Material provided:
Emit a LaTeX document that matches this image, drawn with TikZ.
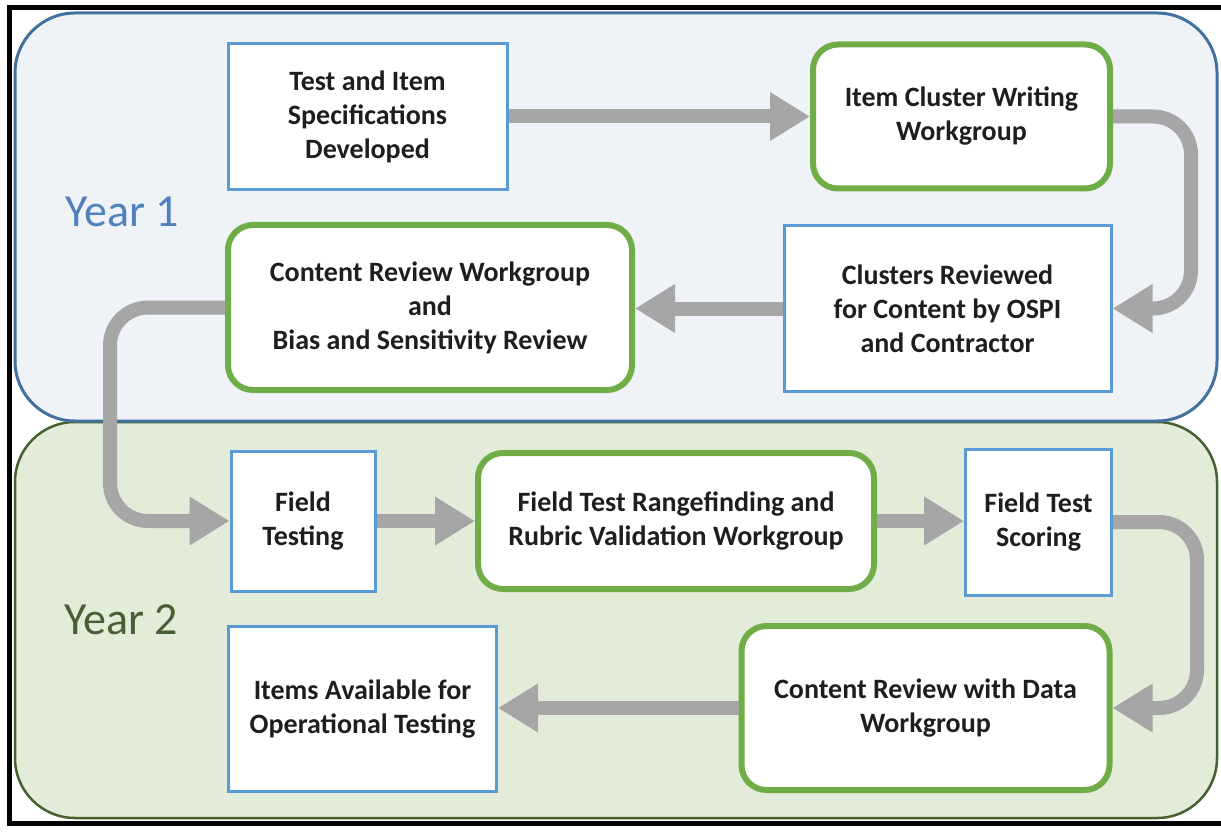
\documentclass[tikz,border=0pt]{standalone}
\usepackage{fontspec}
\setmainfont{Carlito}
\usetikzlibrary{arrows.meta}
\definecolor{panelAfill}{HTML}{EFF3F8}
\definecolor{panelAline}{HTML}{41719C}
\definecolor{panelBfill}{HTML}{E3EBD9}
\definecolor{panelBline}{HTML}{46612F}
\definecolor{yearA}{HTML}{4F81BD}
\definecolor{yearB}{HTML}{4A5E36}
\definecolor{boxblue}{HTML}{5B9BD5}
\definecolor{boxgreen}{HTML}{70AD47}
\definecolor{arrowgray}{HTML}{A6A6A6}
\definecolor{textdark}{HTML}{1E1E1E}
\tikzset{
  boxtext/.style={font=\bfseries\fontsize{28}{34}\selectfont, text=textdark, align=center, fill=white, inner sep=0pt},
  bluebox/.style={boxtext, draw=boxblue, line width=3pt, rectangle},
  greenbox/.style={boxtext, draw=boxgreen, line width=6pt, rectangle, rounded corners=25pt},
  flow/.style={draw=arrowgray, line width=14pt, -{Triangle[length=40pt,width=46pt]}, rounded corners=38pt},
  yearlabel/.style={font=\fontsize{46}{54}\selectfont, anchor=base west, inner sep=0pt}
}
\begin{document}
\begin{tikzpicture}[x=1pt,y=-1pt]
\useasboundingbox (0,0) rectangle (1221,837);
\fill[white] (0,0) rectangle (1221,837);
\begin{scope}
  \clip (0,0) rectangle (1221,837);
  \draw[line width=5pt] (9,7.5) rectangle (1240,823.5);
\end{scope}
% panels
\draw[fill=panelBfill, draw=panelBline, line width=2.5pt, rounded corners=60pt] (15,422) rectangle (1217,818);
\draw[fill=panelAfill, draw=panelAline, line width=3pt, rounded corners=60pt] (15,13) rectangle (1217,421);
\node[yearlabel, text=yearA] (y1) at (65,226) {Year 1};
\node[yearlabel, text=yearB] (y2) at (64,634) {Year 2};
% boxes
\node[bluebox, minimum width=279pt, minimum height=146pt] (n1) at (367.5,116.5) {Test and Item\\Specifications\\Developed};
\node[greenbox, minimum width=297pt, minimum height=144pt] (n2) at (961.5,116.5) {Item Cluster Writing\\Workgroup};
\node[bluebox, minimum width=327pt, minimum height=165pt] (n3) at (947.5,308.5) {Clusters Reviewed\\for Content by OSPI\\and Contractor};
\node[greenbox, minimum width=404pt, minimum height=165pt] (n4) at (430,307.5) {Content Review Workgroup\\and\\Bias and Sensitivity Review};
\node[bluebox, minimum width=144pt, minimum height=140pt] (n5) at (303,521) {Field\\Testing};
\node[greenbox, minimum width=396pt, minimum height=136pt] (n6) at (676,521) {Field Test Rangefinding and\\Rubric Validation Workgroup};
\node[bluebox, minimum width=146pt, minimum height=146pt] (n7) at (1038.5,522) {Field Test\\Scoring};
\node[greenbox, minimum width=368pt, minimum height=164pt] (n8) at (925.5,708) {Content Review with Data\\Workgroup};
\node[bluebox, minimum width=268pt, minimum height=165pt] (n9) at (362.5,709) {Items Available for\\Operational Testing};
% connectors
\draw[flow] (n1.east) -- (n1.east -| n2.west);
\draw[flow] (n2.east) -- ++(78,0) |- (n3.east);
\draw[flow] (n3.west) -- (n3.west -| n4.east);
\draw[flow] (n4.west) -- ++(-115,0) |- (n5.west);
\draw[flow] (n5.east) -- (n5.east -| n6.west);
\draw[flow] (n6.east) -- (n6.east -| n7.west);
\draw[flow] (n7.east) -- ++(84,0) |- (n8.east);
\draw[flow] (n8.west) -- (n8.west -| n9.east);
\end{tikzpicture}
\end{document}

Exercise prompt:
Select every line where the word "with" occurs.

Worked answer:
Emit a LaTeX document that matches this image, drawn with TikZ.
\node[greenbox, minimum width=368pt, minimum height=164pt] (n8) at (925.5,708) {Content Review with Data\\Workgroup};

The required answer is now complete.